**Directions:**
From the first line of the data down to and including the line with "const yTicks = [-30, -20, -10, 0, 10, 20, 30, 40];", copy everything exactly, leaving out pictures.
# START OF Data excerpt
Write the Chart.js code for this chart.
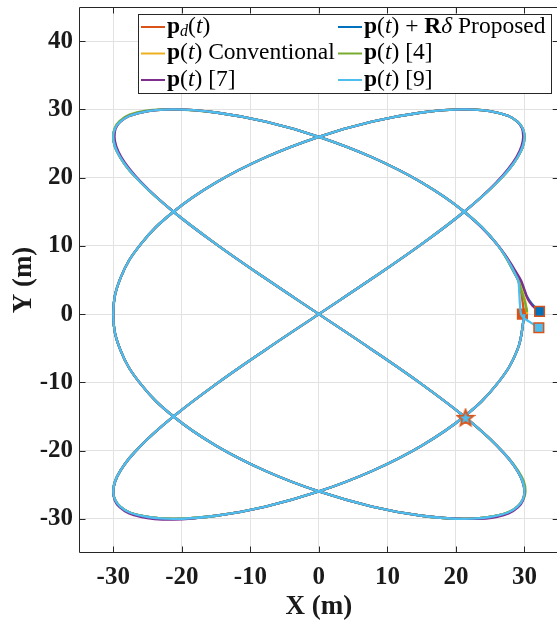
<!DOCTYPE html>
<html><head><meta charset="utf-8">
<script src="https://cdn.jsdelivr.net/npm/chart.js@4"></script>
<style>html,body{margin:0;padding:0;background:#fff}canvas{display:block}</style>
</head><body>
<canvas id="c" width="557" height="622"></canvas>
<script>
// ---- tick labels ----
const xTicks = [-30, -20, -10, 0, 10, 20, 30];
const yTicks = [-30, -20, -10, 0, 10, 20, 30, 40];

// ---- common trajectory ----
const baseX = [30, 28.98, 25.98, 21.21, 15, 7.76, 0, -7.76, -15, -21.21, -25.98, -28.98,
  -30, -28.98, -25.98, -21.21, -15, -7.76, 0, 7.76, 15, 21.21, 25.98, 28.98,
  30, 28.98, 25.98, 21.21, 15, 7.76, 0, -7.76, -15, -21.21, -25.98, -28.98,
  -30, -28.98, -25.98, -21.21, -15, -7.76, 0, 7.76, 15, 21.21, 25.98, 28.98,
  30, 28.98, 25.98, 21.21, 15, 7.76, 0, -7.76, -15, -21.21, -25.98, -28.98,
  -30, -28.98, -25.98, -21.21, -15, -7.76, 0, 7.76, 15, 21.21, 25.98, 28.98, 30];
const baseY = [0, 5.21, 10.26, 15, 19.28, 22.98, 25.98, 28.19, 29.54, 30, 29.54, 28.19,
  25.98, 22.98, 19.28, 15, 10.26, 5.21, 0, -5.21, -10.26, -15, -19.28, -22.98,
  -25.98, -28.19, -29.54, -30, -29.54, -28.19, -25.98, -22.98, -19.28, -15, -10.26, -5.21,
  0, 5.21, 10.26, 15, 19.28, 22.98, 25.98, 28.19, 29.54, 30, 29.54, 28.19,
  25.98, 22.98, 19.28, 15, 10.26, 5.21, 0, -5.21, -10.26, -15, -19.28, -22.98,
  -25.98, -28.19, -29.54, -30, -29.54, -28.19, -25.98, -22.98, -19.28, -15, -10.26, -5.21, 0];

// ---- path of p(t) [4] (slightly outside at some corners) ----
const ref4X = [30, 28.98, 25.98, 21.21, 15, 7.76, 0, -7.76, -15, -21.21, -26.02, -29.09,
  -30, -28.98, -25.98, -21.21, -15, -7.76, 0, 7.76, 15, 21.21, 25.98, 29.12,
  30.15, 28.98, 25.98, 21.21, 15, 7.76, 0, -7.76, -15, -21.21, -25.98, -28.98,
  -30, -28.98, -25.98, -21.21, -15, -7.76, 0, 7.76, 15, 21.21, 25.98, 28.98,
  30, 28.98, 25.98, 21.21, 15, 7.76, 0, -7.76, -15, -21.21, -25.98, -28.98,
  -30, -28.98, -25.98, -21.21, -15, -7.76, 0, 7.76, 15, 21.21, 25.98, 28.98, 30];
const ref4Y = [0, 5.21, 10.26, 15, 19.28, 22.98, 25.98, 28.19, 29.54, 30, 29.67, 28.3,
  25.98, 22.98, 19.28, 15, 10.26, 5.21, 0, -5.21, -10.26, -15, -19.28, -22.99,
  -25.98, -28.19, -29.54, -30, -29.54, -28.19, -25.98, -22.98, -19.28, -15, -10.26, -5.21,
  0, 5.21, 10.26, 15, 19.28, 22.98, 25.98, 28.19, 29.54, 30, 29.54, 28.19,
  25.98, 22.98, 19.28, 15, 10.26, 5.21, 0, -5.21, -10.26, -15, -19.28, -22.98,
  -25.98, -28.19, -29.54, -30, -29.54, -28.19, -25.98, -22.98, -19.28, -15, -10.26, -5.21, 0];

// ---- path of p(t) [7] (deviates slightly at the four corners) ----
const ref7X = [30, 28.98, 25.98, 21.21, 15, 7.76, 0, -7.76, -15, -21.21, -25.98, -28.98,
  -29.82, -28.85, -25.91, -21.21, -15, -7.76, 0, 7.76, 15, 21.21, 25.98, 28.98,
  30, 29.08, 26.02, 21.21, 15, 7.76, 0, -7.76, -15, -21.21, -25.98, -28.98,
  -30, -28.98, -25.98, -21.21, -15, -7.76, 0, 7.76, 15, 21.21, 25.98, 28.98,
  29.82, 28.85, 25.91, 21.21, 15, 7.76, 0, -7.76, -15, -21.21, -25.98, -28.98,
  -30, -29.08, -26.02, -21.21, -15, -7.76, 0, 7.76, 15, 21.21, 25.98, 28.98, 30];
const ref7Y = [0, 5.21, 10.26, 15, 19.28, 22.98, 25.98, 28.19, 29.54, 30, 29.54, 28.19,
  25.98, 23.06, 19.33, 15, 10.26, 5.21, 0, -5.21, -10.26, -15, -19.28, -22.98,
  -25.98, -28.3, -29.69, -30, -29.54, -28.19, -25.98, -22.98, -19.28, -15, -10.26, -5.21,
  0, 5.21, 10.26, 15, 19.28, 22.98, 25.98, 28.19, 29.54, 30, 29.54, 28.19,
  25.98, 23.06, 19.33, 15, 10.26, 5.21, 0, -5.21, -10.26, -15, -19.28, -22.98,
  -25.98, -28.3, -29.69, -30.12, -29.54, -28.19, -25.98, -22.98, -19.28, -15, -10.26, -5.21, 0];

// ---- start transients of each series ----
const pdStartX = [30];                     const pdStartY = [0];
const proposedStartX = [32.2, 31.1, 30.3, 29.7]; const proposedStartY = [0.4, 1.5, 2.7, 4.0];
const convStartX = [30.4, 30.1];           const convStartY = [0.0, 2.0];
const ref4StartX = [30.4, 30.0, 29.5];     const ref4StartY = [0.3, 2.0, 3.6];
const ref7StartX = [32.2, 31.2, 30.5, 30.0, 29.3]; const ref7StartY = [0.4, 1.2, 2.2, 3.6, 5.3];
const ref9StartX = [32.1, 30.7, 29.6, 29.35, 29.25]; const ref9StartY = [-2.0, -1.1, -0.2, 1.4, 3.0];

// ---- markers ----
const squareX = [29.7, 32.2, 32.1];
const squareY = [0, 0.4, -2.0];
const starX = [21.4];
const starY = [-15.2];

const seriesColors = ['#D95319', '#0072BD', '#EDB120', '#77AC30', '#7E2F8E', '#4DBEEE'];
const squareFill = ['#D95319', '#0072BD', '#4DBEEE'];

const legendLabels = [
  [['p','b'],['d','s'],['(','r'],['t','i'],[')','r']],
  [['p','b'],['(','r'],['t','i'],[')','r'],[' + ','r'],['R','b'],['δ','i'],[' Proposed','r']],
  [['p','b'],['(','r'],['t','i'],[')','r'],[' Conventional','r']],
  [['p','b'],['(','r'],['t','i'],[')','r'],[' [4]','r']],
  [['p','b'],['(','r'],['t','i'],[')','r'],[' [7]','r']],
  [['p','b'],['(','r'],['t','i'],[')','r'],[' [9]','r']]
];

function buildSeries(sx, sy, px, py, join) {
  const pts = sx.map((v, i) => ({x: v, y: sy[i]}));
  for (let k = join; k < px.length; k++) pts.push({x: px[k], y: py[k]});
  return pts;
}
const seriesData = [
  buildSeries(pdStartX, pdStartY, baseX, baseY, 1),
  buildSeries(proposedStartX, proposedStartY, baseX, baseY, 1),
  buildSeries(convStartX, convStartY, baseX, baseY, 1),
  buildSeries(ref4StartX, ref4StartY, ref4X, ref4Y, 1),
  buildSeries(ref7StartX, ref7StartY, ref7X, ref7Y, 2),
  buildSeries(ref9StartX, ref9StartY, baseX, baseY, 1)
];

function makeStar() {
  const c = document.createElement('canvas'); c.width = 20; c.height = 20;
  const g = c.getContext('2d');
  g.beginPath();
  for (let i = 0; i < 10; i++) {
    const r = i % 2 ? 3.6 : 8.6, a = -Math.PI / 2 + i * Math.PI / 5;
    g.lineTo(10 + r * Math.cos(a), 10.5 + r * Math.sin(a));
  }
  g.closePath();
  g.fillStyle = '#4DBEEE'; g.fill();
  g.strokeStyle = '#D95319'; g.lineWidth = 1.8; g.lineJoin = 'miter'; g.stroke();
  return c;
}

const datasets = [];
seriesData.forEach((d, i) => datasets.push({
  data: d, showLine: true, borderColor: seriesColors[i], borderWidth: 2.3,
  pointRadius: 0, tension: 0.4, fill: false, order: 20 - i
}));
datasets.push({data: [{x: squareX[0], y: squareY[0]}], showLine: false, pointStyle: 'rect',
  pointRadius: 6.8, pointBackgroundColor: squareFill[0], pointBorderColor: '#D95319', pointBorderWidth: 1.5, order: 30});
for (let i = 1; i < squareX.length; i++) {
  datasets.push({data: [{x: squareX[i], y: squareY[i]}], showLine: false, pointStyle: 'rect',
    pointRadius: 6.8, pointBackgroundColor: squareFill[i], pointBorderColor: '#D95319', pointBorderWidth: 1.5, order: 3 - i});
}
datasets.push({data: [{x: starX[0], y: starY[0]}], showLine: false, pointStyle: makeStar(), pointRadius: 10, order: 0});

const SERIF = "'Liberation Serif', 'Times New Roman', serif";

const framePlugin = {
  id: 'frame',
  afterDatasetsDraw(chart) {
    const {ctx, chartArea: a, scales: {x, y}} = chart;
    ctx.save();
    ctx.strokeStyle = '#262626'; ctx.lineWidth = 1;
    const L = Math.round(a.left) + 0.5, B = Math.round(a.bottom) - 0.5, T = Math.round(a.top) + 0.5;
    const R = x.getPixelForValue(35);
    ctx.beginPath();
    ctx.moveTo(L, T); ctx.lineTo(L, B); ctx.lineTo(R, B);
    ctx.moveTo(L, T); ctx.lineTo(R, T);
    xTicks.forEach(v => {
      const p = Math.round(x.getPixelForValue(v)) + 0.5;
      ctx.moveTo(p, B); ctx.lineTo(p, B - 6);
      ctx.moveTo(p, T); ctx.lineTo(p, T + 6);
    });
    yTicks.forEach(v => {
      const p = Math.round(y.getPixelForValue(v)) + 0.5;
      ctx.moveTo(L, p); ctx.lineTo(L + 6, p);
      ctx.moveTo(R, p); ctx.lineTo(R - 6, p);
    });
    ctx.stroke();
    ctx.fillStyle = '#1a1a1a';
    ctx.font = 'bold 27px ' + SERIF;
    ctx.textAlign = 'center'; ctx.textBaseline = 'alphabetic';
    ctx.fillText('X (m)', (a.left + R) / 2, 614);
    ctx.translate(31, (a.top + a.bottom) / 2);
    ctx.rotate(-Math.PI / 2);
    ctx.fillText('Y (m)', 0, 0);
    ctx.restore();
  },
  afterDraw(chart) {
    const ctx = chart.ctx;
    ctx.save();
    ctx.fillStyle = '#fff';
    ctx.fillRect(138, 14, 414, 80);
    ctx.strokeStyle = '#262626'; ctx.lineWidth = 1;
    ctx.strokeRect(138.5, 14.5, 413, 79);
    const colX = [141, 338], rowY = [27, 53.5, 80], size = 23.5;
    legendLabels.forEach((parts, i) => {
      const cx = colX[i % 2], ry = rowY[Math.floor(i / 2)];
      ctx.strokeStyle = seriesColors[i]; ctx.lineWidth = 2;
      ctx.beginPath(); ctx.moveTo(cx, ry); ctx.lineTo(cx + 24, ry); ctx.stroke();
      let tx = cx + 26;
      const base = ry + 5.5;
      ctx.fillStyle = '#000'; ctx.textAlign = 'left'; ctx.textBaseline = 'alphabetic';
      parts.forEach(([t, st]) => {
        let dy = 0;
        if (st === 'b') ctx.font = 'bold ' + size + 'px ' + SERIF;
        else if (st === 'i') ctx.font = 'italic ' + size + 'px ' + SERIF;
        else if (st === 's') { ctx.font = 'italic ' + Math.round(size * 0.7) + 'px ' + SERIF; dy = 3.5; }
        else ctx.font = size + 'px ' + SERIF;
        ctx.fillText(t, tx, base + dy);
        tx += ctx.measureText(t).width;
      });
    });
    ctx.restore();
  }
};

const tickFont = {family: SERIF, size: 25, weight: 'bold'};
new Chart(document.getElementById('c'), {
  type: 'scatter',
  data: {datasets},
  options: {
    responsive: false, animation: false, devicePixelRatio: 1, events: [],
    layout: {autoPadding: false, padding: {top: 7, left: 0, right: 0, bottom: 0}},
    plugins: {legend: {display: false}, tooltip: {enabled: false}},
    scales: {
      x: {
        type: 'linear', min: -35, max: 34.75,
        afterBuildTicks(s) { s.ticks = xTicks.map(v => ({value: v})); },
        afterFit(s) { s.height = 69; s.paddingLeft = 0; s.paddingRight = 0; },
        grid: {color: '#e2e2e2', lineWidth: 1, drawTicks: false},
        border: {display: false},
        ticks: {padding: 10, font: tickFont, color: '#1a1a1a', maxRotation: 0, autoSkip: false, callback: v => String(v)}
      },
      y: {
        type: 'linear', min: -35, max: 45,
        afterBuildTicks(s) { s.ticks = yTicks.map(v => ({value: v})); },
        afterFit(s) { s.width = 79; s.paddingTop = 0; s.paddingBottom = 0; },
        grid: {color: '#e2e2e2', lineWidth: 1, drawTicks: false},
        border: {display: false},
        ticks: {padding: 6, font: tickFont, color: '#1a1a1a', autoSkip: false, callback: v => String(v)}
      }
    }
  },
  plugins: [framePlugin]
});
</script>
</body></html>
# END OF Data excerpt
**Output of the task:**
Write the Chart.js code for this chart.
<!DOCTYPE html>
<html><head><meta charset="utf-8">
<script src="https://cdn.jsdelivr.net/npm/chart.js@4"></script>
<style>html,body{margin:0;padding:0;background:#fff}canvas{display:block}</style>
</head><body>
<canvas id="c" width="557" height="622"></canvas>
<script>
// ---- tick labels ----
const xTicks = [-30, -20, -10, 0, 10, 20, 30];
const yTicks = [-30, -20, -10, 0, 10, 20, 30, 40];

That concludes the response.